- [RECORDED INFORMATION]:
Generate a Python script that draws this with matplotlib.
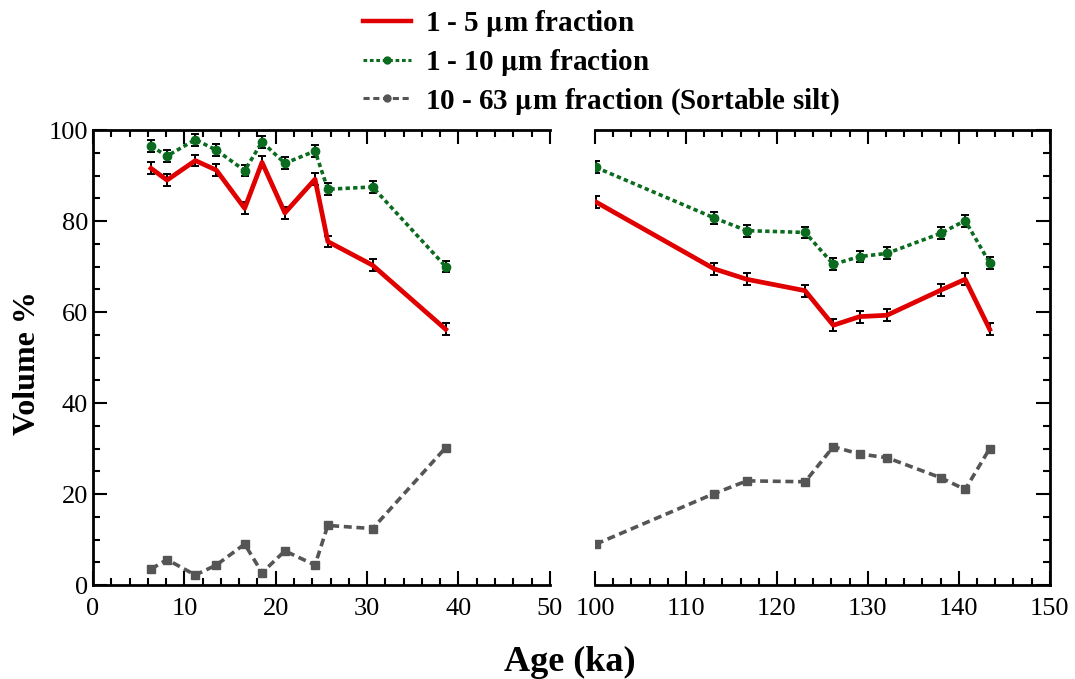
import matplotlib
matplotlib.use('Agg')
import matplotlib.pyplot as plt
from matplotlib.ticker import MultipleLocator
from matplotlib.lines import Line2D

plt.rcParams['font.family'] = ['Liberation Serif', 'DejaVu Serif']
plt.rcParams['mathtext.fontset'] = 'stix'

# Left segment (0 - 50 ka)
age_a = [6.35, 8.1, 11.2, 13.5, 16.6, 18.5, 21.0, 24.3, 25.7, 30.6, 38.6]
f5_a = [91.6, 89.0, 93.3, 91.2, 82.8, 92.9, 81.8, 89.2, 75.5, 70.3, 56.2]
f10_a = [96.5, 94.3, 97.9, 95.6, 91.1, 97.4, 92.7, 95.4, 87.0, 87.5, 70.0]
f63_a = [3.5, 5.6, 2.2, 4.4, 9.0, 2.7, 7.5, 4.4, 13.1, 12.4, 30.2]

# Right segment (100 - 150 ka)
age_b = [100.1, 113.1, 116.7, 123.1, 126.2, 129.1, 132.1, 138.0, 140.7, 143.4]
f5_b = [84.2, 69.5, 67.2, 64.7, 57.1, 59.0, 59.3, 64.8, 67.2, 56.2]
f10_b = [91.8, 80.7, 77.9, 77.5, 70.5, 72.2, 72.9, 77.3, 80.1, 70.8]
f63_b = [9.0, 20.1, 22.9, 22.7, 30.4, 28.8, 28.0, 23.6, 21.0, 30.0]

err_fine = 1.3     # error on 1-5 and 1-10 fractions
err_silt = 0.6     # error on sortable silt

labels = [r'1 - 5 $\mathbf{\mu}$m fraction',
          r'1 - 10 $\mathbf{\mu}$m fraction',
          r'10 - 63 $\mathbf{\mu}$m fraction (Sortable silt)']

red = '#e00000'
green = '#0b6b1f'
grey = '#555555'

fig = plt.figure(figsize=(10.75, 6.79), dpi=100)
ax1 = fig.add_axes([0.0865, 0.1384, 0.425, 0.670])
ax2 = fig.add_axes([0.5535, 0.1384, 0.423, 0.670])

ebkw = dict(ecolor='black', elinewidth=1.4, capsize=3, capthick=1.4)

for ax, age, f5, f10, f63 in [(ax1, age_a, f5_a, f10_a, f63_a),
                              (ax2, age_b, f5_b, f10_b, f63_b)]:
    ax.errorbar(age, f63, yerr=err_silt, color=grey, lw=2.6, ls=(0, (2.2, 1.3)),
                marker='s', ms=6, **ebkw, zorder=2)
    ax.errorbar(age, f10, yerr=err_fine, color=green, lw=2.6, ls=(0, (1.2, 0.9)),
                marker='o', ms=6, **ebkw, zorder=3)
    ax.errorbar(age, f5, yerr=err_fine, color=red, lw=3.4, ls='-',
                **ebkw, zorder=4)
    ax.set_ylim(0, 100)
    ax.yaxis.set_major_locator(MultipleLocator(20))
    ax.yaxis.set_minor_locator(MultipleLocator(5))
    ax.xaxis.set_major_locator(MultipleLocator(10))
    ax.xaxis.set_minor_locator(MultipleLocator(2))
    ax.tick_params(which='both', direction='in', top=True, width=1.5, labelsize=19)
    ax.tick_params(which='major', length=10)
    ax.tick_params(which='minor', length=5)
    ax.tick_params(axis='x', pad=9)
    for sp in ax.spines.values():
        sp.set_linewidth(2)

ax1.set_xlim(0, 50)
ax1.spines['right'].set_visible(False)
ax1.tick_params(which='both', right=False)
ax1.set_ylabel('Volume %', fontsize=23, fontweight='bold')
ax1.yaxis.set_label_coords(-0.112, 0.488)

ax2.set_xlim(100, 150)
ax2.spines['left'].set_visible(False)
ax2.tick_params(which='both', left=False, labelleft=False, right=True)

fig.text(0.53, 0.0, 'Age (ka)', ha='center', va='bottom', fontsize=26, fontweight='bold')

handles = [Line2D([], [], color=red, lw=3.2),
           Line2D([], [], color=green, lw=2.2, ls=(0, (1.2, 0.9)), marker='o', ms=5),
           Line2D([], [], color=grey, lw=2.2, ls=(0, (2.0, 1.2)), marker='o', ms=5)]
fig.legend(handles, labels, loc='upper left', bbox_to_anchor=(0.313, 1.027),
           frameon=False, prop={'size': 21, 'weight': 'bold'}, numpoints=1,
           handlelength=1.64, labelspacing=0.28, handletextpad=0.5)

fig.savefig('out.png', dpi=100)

- [JOB]:
Pictures are excluded; extract exactly the lines from the start of the data through the line that holds "plt.rcParams['mathtext.fontset'] = 'stix'", both ends included.

- [SOLUTION TO THE EXERCISE]:
Generate a Python script that draws this with matplotlib.
import matplotlib
matplotlib.use('Agg')
import matplotlib.pyplot as plt
from matplotlib.ticker import MultipleLocator
from matplotlib.lines import Line2D

plt.rcParams['font.family'] = ['Liberation Serif', 'DejaVu Serif']
plt.rcParams['mathtext.fontset'] = 'stix'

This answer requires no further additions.